In some respects, these films couldn’t be more different, with each reflecting it’s own time and the spirit of it’s own age; superficially, that is, as these films have more in common than first meets the eye.
Dinner at Eight relates the story of a group of people encountering life changing, even existential, challenges. Some are transformed by these events. Some are like brittle trees that cannot bend in the wind.
The Best Years of Our Lives follows three World War II veterans, scarred by their experiences, as they attempt to re-enter a society that desires to put the war behind it.
Detective Story puts a spotlight on a tireless policeman, but also a damaged man who is determined to impose his rigid code on the world.
To Kill A Mockingbird demonstrates how much it costs to adhere to principle, and prompts us to question if it’s worth it.
Dinner at Eight, directed by George Cukor, features Marie Dressler (a consummate early Hollywood character actress), John Barrymore (portraying a character eerily like himself), Lionel Barrymore, Wallace Beery (invariably a curmudgeonly character; in real life too by all accounts), Jean Harlow, and Billie Burke (of subsequent Wizard of Oz fame).
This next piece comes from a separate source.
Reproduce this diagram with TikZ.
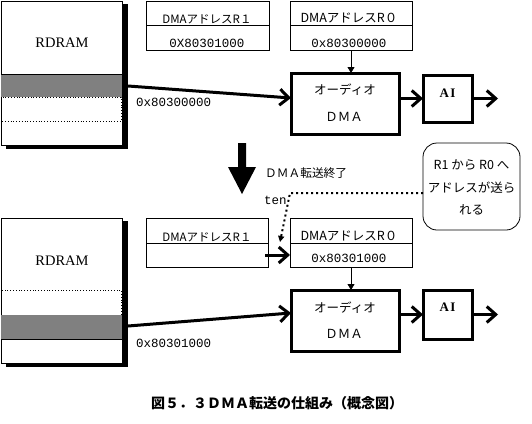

Greed, adultery, alcoholism, and suicide are portrayed without much subtlety in this pre-Code film. The blending of humor and drama works in this film and doesn’t seem contrived. John Barrymore turns in a powerful performance as a man who can’t summon the humility that’s necessary for survival, much less transformation. Generosity manages to bud, but not until events have reached a desperate state.
The Best Years of Our Lives features Myrna Loy (my favorite actress), Frederic March, Dana Andrews, Teresa Wright (wonderful in this film and in Hitchcock’s Shadow of a Doubt), Virginia Mayo, and Harold Russell. This film, directed by William Wilder, portrays war trauma – physical and psychological, alcoholism, adultery, and depression, depicting something different than the triumphant return of America’s “greatest generation”. One might predict the rebellious youth of the 1960s emerging from the men who saw and experienced too much in this terrible war. Despite the three men’s crosses, the viewer witnesses a beautiful example of self-giving love in the challenging romance of Homer (portrayed by the “amateur” actor, Harold Russell, who lost both hands in the war and who won an Academy Award for his performance in this film) and Wilma, profoundly influencing the other two vets.
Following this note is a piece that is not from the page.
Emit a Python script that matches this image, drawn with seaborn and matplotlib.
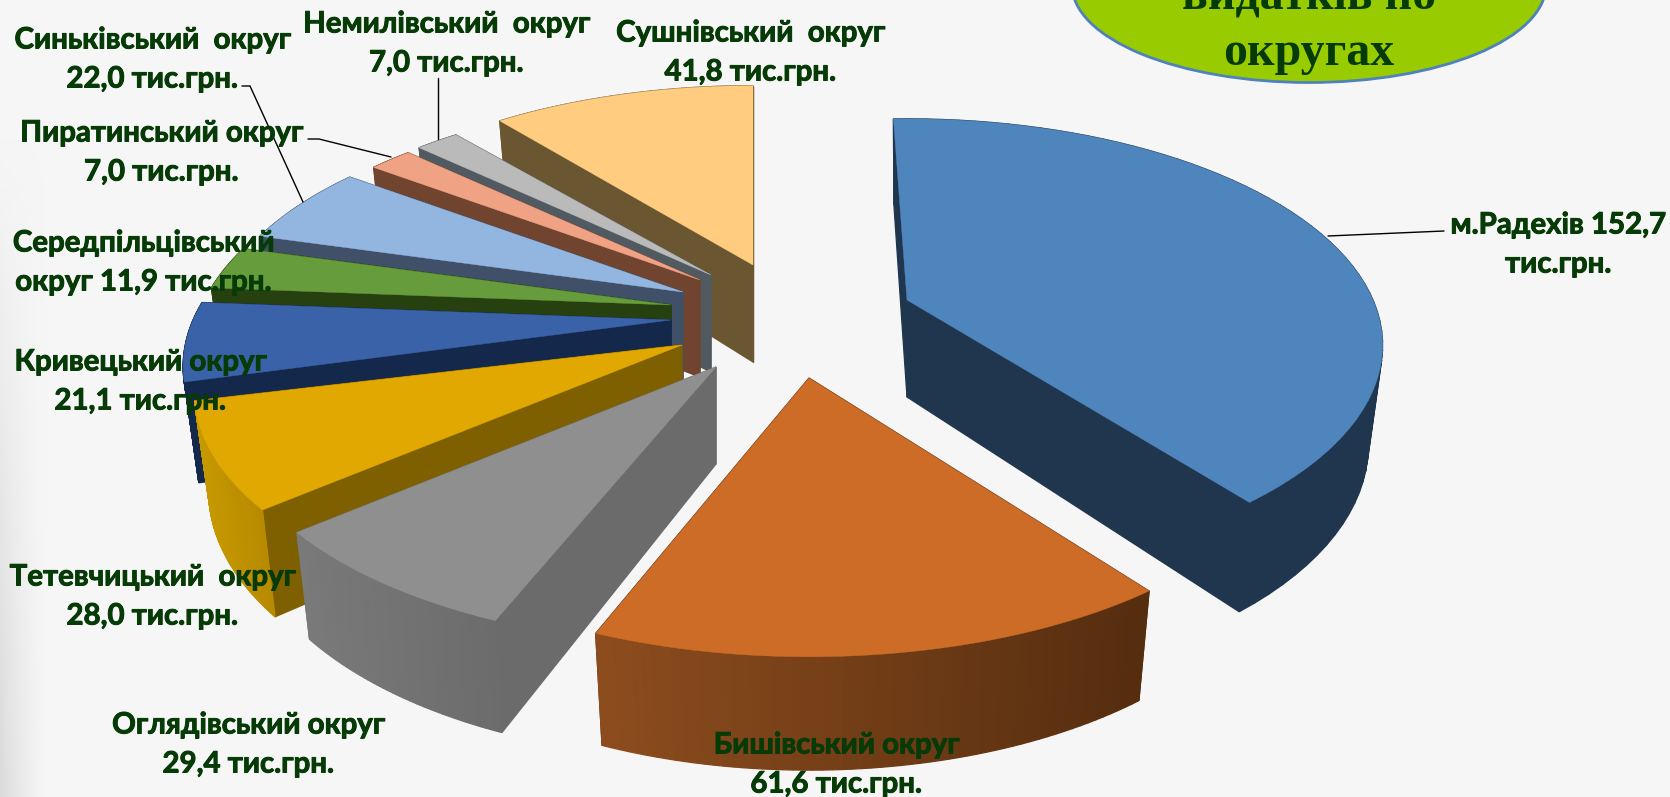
import numpy as np
import pandas as pd
import seaborn as sns
import matplotlib.pyplot as plt
import matplotlib.patheffects as pe
from matplotlib.patches import Ellipse
from matplotlib.colors import to_rgb

# values in тис.грн., clockwise from the top
labels = [
    "м.Радехів 152,7\nтис.грн.",
    "Бишівський округ\n61,6 тис.грн.",
    "Оглядівський округ\n29,4 тис.грн.",
    "Тетевчицький  округ\n28,0 тис.грн.",
    "Кривецький округ\n21,1 тис.грн.",
    "Середпільцівський\nокруг 11,9 тис.грн.",
    "Синьківський  округ\n22,0 тис.грн.",
    "Пиратинський округ\n7,0 тис.грн.",
    "Немилівський  округ\n7,0 тис.грн.",
    "Сушнівський  округ\n41,8 тис.грн.",
]
values = [152.7, 61.6, 29.4, 28.0, 21.1, 11.9, 22.0, 7.0, 7.0, 41.8]
title_lines = ["видатків по", "округах"]

# styling per slice
top_colors = ["#4F85BD", "#CC6C27", "#8F8F8F", "#E0A800", "#3A62A8",
              "#669C3C", "#93B6E0", "#F0A384", "#BABABA", "#FFCC80"]
face_colors = ["#20364E", "#552D0F", "#6B6B6B", "#7F6000", "#14284C",
               "#264010", "#3F5068", "#70442F", "#505A60", "#6A5630"]
band_right = ["#20364E", "#552D0F", "#6C6C6C", "#B88A00", "#14284C",
              "#264010", "#3F5068", "#70442F", "#505A60", "#6A5630"]
band_left = ["#20364E", "#8E4D1E", "#7A7A7A", "#C79A00", "#14284C",
             "#264010", "#3F5068", "#70442F", "#505A60", "#6A5630"]

# exploded slice offsets from the pie centre (pixels)
pie_x, pie_y = 700, 310
explode_dx = [207, 109, 16, -18, -29, -29, -17, 0, 11, 53]
explode_dy = [-10, 68, 57, 35, 10, -5, -18, -30, -35, -45]
# small hand corrections so the fake perspective follows the picture
slice_scale = [0.975, 1, 1, 1, 1, 0.98, 0.97, 0.95, 0.95, 0.965]
slice_rot = [-1.0, 0.6, 1.4, 1.5, 0, 0, 0, 0, 0, 1.0]

label_x = [1558, 836, 248, 152, 140, 143, 152, 161, 446, 750]
label_y = [245, 765, 745, 597, 382, 263, 60, 153, 44, 53]

# fake 3D projection of the pie
RX, RY, PERSP, DEPTH = 478, 223, 0.2, 97
START = -1.0
SHRINK = 0.03  # lower rim sits a little closer to the slice centre


def project(theta, cx, cy, k):
    X = np.sin(theta)
    Y = -np.cos(theta)
    s = 1 / (1 - PERSP * Y)
    return cx + k * RX * X * s, cy + k * RY * Y * s, DEPTH * s ** 0.7


def draw_slice(ax, t0, t1, cx, cy, k, top, face, c_right, c_left):
    th = np.linspace(t0, t1, 60)
    x, y, d = project(th, cx, cy, k)
    xb = cx + (x - cx) * (1 - SHRINK)

    # side faces, far ones first
    faces = []
    for ia in (0, -1):
        qx = [cx, x[ia], xb[ia], cx]
        qy = [cy, y[ia], y[ia] + d[ia], cy + DEPTH]
        faces.append(((y[ia] + cy) / 2, qx, qy, face))
    rgb_r, rgb_l = np.array(to_rgb(c_right)), np.array(to_rgb(c_left))
    xmin, xmax = x.min(), x.max()
    for i in range(len(th) - 1):
        f = (xmax - x[i]) / max(xmax - xmin, 1)
        qx = [x[i], x[i + 1], xb[i + 1], xb[i]]
        qy = [y[i], y[i + 1], y[i + 1] + d[i + 1], y[i] + d[i]]
        faces.append(((y[i] + y[i + 1]) / 2, qx, qy, tuple(rgb_r + (rgb_l - rgb_r) * f)))
    for _, qx, qy, c in sorted(faces, key=lambda q: q[0]):
        ax.fill(qx, qy, color=c, lw=0.9, zorder=2)

    ax.fill(np.r_[cx, x], np.r_[cy, y], color=top, lw=0.3, zorder=2)


sns.set_theme(style="white")
plt.rcParams["font.family"] = ["Lato", "DejaVu Sans"]

df = pd.DataFrame({"label": labels, "value": values,
                   "dx": explode_dx, "dy": explode_dy,
                   "scale": slice_scale, "rot": np.radians(slice_rot)})
df["frac"] = df["value"] / df["value"].sum()
df["t1"] = np.radians(START) + 2 * np.pi * df["frac"].cumsum()
df["t0"] = df["t1"] - 2 * np.pi * df["frac"]

fig = plt.figure(figsize=(16.7, 7.97), dpi=100, facecolor="#F6F6F6")
ax = fig.add_axes([0, 0, 1, 1])
ax.axis("off")

# shadow strip on the left edge of the slide, stronger towards the bottom
fade_x = np.linspace(1, 0, 50) ** 1.5
fade_y = np.clip(np.linspace(-0.2, 1, 80), 0, 1)
ax.imshow(np.outer(fade_y, fade_x), extent=[0, 50, 797, 0], aspect="auto", zorder=0,
          cmap=sns.blend_palette(["#F6F6F6", "#DADADA"], as_cmap=True), vmin=0, vmax=1)
ax.set_xlim(0, 1670)
ax.set_ylim(797, 0)

# back to front
order = [9, 8, 7, 6, 5, 4, 3, 2, 0, 1]
for i in order:
    row = df.iloc[i]
    draw_slice(ax, row.t0 + row.rot, row.t1 + row.rot, pie_x + row.dx, pie_y + row.dy,
               row.scale, top_colors[i], face_colors[i], band_right[i], band_left[i])

# leader lines
leader_kw = dict(color="black", lw=1, zorder=4)
ax.plot([1328, 1444], [236, 231], **leader_kw)
ax.plot([242, 250, 303], [86, 86, 202], **leader_kw)
ax.plot([308, 319, 391], [139, 139, 157], **leader_kw)
ax.plot([438, 438], [78, 139], **leader_kw)

# Lato bold is lighter than the original face, thicken it a touch
thicker = [pe.withStroke(linewidth=0.7, foreground="#063A06")]
for lab, lx, ly in zip(labels, label_x, label_y):
    ax.text(lx, ly, lab, ha="center", va="center", fontsize=21.2,
            fontweight="bold", color="#063A06", linespacing=1.62, zorder=6,
            path_effects=thicker)

# title badge, cut off by the top of the slide
ax.add_patch(Ellipse((1309, -15), 474, 195, fc="#99CC00", ec="#4F81BD", lw=2, zorder=5))
for line, base in zip(title_lines, [8, 65]):
    ax.text(1309, base, line, ha="center", va="baseline", fontsize=34.5,
            fontweight="bold", family="Liberation Serif", color="#063A06", zorder=6)

fig.savefig("out.png", dpi=100, facecolor=fig.get_facecolor())
plt.close(fig)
Detective Story, also directed by Wilder, and considered by some to be in the film noir category, features Kirk Douglas, Eleanor Parker, William Bendix, and Lee Grant. I don’t consider Detective Story film noir because of its redeeming finale. The film tells the story of a seriously flawed New York City detective, a modern Inspector Javert, whose world is turned upside down by an ironical twist of fate. Portrayed in the film are abortion, severe emotional trauma, and explicit cruelty, but Detective Story is ultimately leavened by repentance and compassion.
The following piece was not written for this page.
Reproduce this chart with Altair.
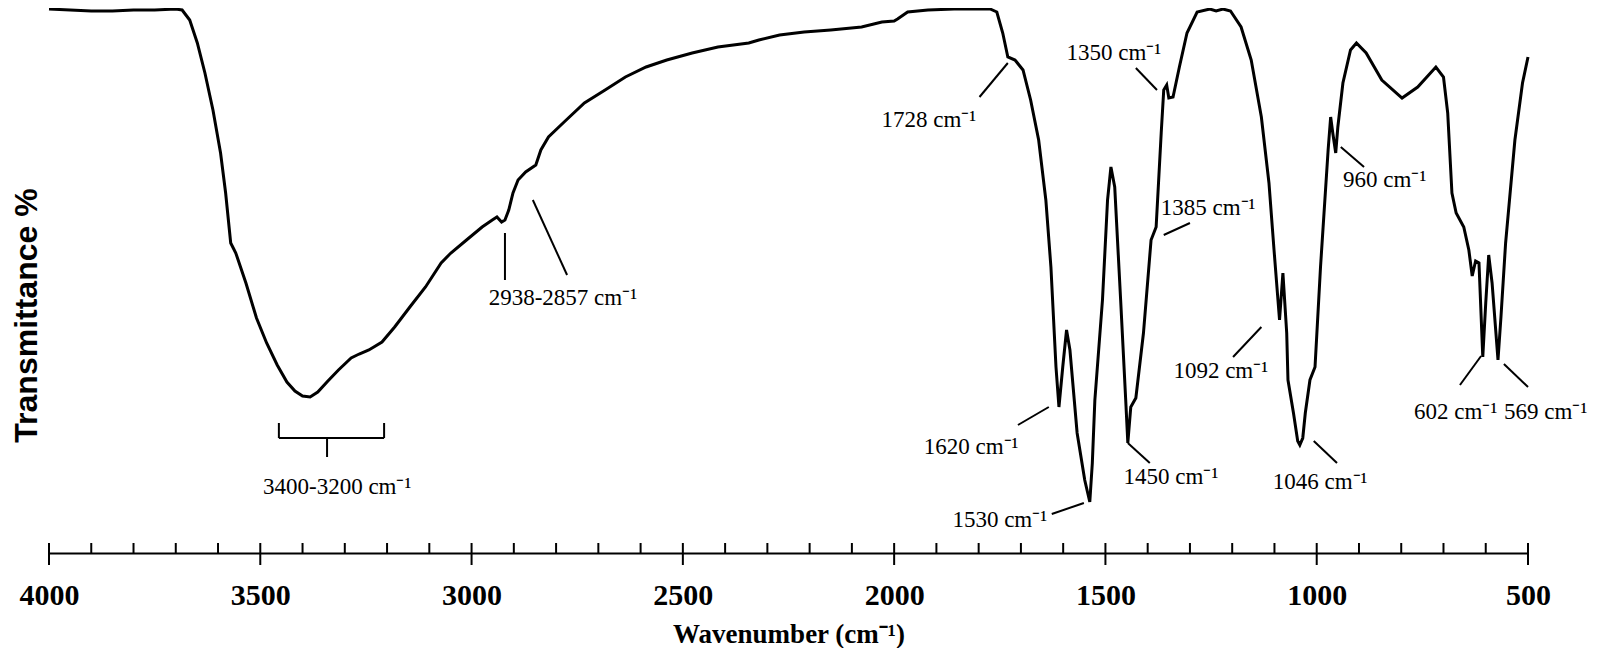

To Kill A Mockingbird, directed by Robert Mulligan, is considered one of the finest adaptations of a great novel. The film stars Gregory Peck, and also features a young William Windom as Atticus Finch’s courtroom opponent and a young Robert Duvall (my favorite living actor) as Boo Radley. The child actors who portray Scout, Jem, and Dill also turn in fine performances. Mulligan transformed a Hollywood lot into a facsimile of a gray and weary 1930s Alabama town. To Kill A Mockingbird depicts blind prejudice, attempted murder, and ostensible rape, but these evils are overshadowed by the grace, generosity, and courage of several characters, chiefly Atticus Finch, who was one of the inspirations for my character, TA Cole, in Terrapin.
What all these films have in common is the implicit assumption that choices matter, and that life matters. This truth may be represented by a man who puts everything he values on the line for what he believes to be right, or by the suicide of a man who will not accept the need to change. Nihilism may be exhibited by characters in these films, but the films are not nihilistic. Choices matter. Life matters.
Why is a film of the quality of The Detective seldom lauded these days? The reasons may be that an abortionist is depicted unfavorably, and the denouement features explicit religiosity, two things that are scorned in the Hollywood/media milieu. This fine film deserves more attention than it receives.
How can these four films be relevant in a twenty-first century where soul-less electronic devices have become our alter egos and where we are measured by what we have, what we produce, and how we look? What can these films say to us moderns? As with any great film or book, these four movies depict the sin that resides in us – often overwhelming us – but, more importantly, our potential to be authentically human and open to grace…to be who we were created to be. Such stories are always relevant and worthy of pondering.